If you were to research on your own, you would see just how flawed both the doctrines and policies of the Jehovah’s Witnesses are. But you refuse to look outside your own circle of influence because you are scared. You have been told that anything that contradicts how these men interpret the Bible is wrong, and anything that disproves their policies is Apostate. How could you logically consider or evaluate what they’re asking you to do while doing it? It is literally impossible.
And I know you think they have done so much for you. But let’s consider what has really happened since you joined. You had a rough past and decided to clean it up in your late 20s. Some people told you they would help you out if you followed a few simple rules. The rules weren’t simple, but then they promised everlasting life. That’s kind of ridiculous, if you think about it, but you were told you could bring your children so long as you raised them to love Jehovah. They raped your youngest, turned your middle child into a pretentious asshole, turned your oldest into a stranger. They punished you when you had proof of your spiritual cleanliness, and you took it.

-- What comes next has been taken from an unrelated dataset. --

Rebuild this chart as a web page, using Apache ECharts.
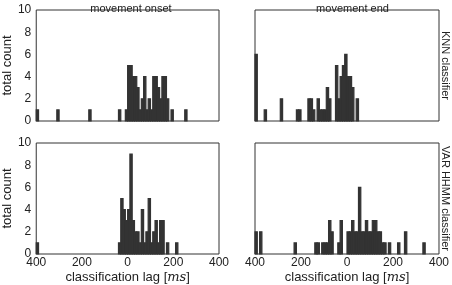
<!DOCTYPE html>
<html>
<head>
<meta charset="utf-8">
<script src="https://cdn.jsdelivr.net/npm/echarts@6/dist/echarts.min.js"></script>
<style>
  html, body { margin: 0; padding: 0; background: #fff; }
  #hist { width: 452px; height: 285px; }
</style>
</head>
<body>
<div id="hist"></div>
<script>
// histogram bins: left edge of each bin in ms, bin width 10 ms
var binWidth = 10;

var knnOnsetBins   = [-400, -310, -170, -40, -10, 0, 10, 20, 30, 40, 50, 60, 70, 80, 90, 100, 110, 120, 130, 140, 150, 160, 170, 190, 250];
var knnOnsetCounts = [1, 1, 1, 1, 1, 5, 5, 4, 4, 3, 1, 2, 4, 1, 2, 1, 4, 4, 3, 2, 4, 4, 2, 1, 1];

var knnEndBins   = [-400, -360, -290, -220, -210, -170, -160, -150, -130, -120, -110, -100, -90, -80, -50, -40, -30, -20, -10, 0, 10, 20, 40];
var knnEndCounts = [6, 1, 2, 1, 1, 2, 2, 1, 2, 1, 1, 1, 3, 2, 5, 2, 4, 5, 6, 4, 4, 3, 2];

var varOnsetBins   = [-400, -40, -30, -20, -10, 0, 10, 20, 30, 40, 50, 60, 70, 80, 90, 100, 110, 120, 130, 140, 150, 170, 210];
var varOnsetCounts = [1, 1, 5, 4, 3, 4, 9, 3, 2, 2, 1, 4, 1, 2, 5, 1, 2, 3, 1, 3, 3, 1, 1];

var varEndBins   = [-400, -380, -230, -140, -130, -110, -100, -90, -80, -70, -40, -30, 0, 10, 20, 30, 40, 50, 60, 70, 80, 90, 100, 110, 120, 130, 140, 150, 160, 180, 220, 250, 330];
var varEndCounts = [2, 2, 1, 1, 1, 1, 1, 1, 3, 2, 1, 3, 2, 2, 3, 2, 2, 6, 2, 2, 3, 2, 2, 3, 3, 2, 2, 1, 1, 1, 1, 2, 1];

var colTitles = ['movement onset', 'movement end'];
var rowTitles = ['KNN classifier', 'VAR HHMM classifier'];
var xTicks = [-400, -200, 0, 200, 400];
var yTicks = [0, 2, 4, 6, 8, 10];

var font = 'Liberation Sans, Arial, sans-serif';
var ink = '#222';

var panels = [
  { bins: knnOnsetBins, counts: knnOnsetCounts, left: 33,  top: 10,  width: 186 },
  { bins: knnEndBins,   counts: knnEndCounts,   left: 255, top: 10,  width: 185 },
  { bins: varOnsetBins, counts: varOnsetCounts, left: 33,  top: 143, width: 186 },
  { bins: varEndBins,   counts: varEndCounts,   left: 255, top: 143, width: 185 }
];

function renderBin(params, api) {
  var x0 = api.value(0);
  var c = api.value(1);
  var p0 = api.coord([x0, c]);
  var p1 = api.coord([x0 + binWidth, 0]);
  return {
    type: 'rect',
    shape: { x: p0[0], y: p0[1], width: p1[0] - p0[0], height: p1[1] - p0[1] },
    style: { fill: '#333', stroke: '#333', lineWidth: 1.2 }
  };
}

var grids = [], xAxes = [], yAxes = [], series = [], titles = [];

panels.forEach(function (p, i) {
  var isLeft = i % 2 === 0;
  var isBottom = i >= 2;
  grids.push({
    left: p.left, top: p.top, width: p.width, height: 111,
    show: true, borderColor: '#333', borderWidth: 1, backgroundColor: '#fff'
  });
  xAxes.push({
    gridIndex: i, type: 'value',
    min: xTicks[0], max: xTicks[xTicks.length - 1], interval: 200,
    axisLine: { show: false }, axisTick: { show: false }, splitLine: { show: false },
    axisLabel: {
      show: isBottom, margin: 3, fontSize: 12, color: ink, fontFamily: font,
      formatter: function (v) { return String(Math.abs(v)); }
    },
    name: isBottom ? '{a|classification lag [}{b|ms}{a|]}' : '',
    nameLocation: 'middle', nameGap: 17,
    nameTextStyle: {
      rich: {
        a: { fontSize: 13, color: ink, fontFamily: font },
        b: { fontSize: 13, color: ink, fontFamily: 'DejaVu Serif, serif', fontStyle: 'italic' }
      }
    }
  });
  yAxes.push({
    gridIndex: i, type: 'value',
    min: yTicks[0], max: yTicks[yTicks.length - 1], interval: 2,
    position: isLeft ? 'left' : 'right',
    axisLine: { show: false }, axisTick: { show: false }, splitLine: { show: false },
    axisLabel: { show: isLeft, margin: 5, fontSize: 12, color: ink, fontFamily: font },
    name: isLeft ? 'total count' : rowTitles[i >> 1],
    nameLocation: 'middle',
    nameGap: isLeft ? 20 : 1,
    nameRotate: isLeft ? 90 : -90,
    nameTextStyle: { fontSize: isLeft ? 13 : 11, color: ink, fontFamily: font }
  });
  series.push({
    type: 'custom', xAxisIndex: i, yAxisIndex: i,
    renderItem: renderBin,
    data: p.bins.map(function (b, k) { return [b, p.counts[k]]; }),
    silent: true, animation: false
  });
  if (!isBottom) {
    titles.push({
      text: colTitles[i],
      left: p.left + p.width / 2, top: -2, textAlign: 'center',
      textStyle: { fontSize: 11, fontWeight: 'normal', color: ink, fontFamily: font }
    });
  }
});

var histChart = echarts.init(document.getElementById('hist'), null, { renderer: 'canvas' });
histChart.setOption({
  animation: false,
  title: titles,
  grid: grids,
  xAxis: xAxes,
  yAxis: yAxes,
  series: series
});
</script>
</body>
</html>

This leads me to believe that you are scared, tired, and possibly defeated. You have spent over half of your life investing in a lie, and to acknowledge it now would break everything you know. They are your support system and your social life. You traded your family, higher education, career advancement, and financial security for this.
I know what it’s like to leave and have almost no one.
I was disfellowshipped after years of sexual abuse, and later reinstated so that my mom would talk to me. They punished me for being a victim. They do this often.
It’s been fourteen years since I’ve stepped foot in a Kingdom Hall.
JWs have their own vocabulary for everything. You’re not allowed to call it “going to church.” It’s not a church. It’s a Kingdom Hall. Sigh.
And the truth is, the only reason you’d ever find me back in one is to confront the elders about their abuse, or to convince people to leave. That’s right Mom, I’m the worst thing you could ever imagine. I’m an Apostate, and I’m proud of it.
I know that means you’re probably going to chose Jehovah’s Witnesses over me, again. I understand why you’d do that, but I want you to know that I will always love you and hold out hope that you break free. That you realize these are just men, without any real connection to God.
I hope that someday you will be proud of me. I hope you will understand what a fantastic daughter you raised. How strong and tenacious I am, how fiercely I fight for what I believe in, and how much I love you.